INS plans to award two more pacts for records management
- By L. Scott Tillett, L. Scott Tillett
- May 31, 1998
The Immigration and Naturalization Service this week plans to award two contracts as part of a $170 million project to better manage the agency's millions of records, with the possibility of developing automated workflow and imaging capabilities.
The two awards— one to Ahtna Development Corp., Anchorage, Alaska, and another to Uniband Corp., Belcourt, N.D.— will bring to three the number of contracts awarded for the project. INS awarded a contract in April to Choctaw Management/Services Enterprise of Durant, Okla. The contracts were designated set-asides for American Indian-owned and—operated companies.
The contractors, who will work primarily at the seven INS offices that manage the highest volume of records, will manage tens of millions of records on immigrants that INS maintains in paper and electronic form. The records run the gamut from immigrants' employment eligibility records to documents that detail immigrants' benefits. Although the core of the work will involve data entry, INS officials expect the project eventually will include special software applications for automating the tracking of records and for managing workflow.
Information technology is a large part of the existing contract, which is held by Uniband. Paper records are stored in folders labeled with machine-readable bar codes, which save data-entry time for INS workers creating, accessing and changing electronic files that correspond with the paper files. The current contract was awarded to Uniband more than two years ago and expires next week. Almost $20 million worth of work was conducted under the contract, said Robert Beaty, an INS contracting officer.
The existing contract does not involve specialized IT services, and the new set of contracts initially will be light on specialized IT services. But INS officials plan to centralize paper and electronic records, which may require the contractors to supply special software applications for document imaging or for tracking the flow of records as they are created, processed and updated, INS officials said.
Beaty said the new IT initiatives could change based on congressional actions.

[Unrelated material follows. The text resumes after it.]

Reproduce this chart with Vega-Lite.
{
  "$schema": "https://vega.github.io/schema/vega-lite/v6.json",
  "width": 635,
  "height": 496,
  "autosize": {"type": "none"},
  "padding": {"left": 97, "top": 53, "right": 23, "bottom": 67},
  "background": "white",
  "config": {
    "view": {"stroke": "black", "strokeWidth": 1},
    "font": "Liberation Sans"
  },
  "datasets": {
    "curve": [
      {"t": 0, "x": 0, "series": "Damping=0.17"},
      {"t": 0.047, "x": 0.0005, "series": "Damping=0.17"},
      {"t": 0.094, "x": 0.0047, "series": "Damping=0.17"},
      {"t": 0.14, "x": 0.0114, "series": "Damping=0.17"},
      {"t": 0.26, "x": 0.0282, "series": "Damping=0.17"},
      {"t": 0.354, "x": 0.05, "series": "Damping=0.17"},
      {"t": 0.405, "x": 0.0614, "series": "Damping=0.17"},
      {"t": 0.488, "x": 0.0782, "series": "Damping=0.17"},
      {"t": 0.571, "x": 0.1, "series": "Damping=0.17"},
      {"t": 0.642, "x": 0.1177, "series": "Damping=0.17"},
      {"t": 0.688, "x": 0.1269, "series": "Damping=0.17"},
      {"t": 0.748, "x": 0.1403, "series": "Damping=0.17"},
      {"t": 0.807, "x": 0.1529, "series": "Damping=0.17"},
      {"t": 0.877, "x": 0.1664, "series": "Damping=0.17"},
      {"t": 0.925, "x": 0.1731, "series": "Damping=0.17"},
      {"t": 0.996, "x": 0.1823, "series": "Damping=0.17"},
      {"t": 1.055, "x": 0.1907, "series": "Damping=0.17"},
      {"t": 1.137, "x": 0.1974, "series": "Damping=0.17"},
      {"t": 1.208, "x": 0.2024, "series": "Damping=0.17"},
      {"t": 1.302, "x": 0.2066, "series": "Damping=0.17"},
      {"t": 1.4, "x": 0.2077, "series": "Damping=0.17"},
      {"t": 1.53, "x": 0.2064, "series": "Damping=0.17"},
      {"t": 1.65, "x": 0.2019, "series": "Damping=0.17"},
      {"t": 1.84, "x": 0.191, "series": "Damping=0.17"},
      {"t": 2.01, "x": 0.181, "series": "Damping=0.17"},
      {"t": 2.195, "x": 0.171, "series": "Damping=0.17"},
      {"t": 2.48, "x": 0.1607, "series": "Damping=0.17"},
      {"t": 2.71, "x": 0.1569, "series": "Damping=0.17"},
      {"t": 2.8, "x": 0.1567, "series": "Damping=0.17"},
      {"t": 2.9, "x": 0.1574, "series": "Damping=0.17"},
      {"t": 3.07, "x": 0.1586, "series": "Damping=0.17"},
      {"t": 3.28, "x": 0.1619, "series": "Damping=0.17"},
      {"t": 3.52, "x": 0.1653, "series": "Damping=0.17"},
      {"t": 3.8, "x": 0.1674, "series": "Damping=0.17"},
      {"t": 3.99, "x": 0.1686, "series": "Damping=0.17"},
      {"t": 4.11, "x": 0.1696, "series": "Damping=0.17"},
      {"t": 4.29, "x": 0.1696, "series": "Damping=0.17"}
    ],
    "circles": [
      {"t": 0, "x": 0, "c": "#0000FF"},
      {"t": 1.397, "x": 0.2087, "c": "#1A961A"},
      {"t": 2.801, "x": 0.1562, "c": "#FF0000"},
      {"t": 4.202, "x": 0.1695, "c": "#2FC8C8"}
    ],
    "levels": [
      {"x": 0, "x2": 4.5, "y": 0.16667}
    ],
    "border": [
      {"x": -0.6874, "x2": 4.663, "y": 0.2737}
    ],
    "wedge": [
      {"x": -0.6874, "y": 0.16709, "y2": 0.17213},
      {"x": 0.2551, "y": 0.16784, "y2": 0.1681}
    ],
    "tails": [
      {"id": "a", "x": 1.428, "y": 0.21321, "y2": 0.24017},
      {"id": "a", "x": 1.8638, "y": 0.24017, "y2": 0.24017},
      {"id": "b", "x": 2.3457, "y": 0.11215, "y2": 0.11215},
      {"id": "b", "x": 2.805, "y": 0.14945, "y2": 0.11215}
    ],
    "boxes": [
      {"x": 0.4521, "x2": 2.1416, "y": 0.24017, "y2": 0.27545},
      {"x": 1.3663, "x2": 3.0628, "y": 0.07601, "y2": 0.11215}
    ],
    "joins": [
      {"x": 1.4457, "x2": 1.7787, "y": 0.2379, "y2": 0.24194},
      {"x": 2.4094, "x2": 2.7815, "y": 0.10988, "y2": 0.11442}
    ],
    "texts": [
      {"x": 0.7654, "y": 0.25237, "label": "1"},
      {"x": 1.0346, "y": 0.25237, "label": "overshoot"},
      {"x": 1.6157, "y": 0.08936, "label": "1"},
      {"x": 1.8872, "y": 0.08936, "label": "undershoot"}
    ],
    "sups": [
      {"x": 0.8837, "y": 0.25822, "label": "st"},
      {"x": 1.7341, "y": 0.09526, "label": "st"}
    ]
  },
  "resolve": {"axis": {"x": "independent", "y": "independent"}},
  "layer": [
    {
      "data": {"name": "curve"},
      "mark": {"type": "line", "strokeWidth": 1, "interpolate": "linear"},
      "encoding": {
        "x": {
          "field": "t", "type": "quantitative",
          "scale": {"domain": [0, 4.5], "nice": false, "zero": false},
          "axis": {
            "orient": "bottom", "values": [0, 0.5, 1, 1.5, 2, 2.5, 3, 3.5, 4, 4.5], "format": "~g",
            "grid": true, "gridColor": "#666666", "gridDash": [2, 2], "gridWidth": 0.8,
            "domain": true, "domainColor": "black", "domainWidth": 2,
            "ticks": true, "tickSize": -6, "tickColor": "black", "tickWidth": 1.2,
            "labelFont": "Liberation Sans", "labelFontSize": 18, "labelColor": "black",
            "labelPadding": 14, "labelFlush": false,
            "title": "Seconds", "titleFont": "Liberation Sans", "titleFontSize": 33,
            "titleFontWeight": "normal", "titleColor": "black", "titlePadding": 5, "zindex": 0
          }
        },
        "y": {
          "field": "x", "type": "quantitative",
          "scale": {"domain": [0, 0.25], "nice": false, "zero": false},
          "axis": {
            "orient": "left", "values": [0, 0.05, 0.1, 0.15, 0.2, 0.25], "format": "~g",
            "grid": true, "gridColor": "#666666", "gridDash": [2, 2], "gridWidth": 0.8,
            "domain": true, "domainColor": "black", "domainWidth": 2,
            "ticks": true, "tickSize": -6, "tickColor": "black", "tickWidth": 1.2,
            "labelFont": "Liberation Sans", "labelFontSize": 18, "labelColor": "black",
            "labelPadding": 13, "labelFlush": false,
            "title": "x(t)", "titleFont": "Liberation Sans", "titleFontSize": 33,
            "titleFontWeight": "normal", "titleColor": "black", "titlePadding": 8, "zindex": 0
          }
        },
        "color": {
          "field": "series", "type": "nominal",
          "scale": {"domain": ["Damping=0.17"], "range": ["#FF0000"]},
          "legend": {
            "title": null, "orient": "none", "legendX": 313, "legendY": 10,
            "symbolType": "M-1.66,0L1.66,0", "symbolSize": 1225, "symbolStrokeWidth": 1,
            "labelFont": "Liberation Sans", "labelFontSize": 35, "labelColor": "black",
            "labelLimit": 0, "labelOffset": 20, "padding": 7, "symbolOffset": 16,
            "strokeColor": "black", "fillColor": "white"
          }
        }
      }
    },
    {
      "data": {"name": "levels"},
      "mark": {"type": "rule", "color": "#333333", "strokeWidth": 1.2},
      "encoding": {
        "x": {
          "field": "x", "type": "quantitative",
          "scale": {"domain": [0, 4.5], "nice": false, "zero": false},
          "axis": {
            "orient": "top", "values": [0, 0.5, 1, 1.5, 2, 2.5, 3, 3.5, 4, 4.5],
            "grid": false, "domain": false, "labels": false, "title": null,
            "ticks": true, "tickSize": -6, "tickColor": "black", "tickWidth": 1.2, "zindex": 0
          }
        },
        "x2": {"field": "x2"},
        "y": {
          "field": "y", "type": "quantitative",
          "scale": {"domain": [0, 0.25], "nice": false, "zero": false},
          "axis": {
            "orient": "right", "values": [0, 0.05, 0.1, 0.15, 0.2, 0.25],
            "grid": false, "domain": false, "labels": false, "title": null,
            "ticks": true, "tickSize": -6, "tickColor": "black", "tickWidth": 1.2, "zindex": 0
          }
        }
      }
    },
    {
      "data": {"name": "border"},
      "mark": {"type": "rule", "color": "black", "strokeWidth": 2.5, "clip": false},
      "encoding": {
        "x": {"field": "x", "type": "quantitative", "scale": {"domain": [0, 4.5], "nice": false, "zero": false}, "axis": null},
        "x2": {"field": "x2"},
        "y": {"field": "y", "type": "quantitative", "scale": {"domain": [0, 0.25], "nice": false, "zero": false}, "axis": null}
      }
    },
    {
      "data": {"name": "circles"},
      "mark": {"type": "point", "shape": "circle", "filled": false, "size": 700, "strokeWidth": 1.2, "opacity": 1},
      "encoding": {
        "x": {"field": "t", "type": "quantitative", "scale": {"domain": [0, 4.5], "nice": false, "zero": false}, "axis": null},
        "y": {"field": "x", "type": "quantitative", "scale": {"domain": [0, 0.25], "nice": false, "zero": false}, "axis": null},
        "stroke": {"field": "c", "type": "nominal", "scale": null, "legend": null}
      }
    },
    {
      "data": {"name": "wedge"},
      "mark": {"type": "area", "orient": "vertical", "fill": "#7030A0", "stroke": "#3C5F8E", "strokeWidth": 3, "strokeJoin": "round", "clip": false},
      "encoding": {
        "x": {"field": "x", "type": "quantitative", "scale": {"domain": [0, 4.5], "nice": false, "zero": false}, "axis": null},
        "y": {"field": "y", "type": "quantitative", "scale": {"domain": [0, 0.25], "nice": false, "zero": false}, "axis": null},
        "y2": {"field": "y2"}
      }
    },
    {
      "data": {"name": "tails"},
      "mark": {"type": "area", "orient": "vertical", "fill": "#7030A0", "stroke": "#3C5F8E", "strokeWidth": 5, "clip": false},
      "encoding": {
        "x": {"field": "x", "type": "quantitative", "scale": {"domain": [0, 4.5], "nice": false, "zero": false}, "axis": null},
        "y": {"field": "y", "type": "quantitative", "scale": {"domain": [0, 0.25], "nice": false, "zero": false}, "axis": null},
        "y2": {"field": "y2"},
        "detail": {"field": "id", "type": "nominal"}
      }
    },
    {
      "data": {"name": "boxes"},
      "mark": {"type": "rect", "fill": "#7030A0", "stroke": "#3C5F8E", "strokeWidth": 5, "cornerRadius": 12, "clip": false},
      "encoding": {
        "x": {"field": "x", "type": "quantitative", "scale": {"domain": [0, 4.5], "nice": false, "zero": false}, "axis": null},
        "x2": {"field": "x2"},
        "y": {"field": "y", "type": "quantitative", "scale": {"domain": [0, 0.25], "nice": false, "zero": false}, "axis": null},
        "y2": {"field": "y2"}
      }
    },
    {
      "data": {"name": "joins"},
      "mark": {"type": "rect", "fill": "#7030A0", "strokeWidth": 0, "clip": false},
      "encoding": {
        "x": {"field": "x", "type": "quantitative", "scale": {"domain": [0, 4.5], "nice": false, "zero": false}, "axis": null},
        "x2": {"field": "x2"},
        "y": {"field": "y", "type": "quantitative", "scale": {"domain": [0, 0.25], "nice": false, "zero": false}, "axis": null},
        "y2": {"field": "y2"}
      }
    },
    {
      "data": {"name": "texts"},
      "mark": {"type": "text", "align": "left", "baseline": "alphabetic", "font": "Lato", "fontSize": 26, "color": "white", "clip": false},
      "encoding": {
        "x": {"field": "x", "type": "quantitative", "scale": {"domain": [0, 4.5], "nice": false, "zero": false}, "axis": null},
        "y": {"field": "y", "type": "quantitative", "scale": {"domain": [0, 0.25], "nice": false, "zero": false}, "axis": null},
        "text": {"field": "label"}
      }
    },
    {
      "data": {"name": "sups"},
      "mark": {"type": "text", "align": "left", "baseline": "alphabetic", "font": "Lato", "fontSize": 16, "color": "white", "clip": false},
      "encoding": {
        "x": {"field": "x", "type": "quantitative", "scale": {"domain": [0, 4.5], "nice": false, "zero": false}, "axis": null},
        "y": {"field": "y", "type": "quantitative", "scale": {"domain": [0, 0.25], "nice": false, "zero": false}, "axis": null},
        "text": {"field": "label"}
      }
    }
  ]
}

For years Congress has considered mandating greater centralization of INS records but so far has not passed legislation requiring INS to do so. "We're trying to give ourselves...flexibility so that we can change as requirements come up," Beaty said.
"This contract is broad enough to handle [any records function]," said Clint Palmer, the contracting officer's technical representative for the INS contract.
Stephen White, deputy managing officer with Choctaw, agreed. "Right now, I'd say that just about anything is a possibility.... The ultimate goal is to centralize the records in one location," he said.
Moreover, the contracts could pave the way toward a greater degree of outsourcing for INS.
"This may be the first step in contracting out an entire function," said Bob Dornan, senior vice president at IT consulting firm Federal Sources Inc., McLean, Va. "It depends on how much control the agency feels it needs to have over the group [of contractors]."
Work under the contracts will be handed out on a competitive basis, Beaty said.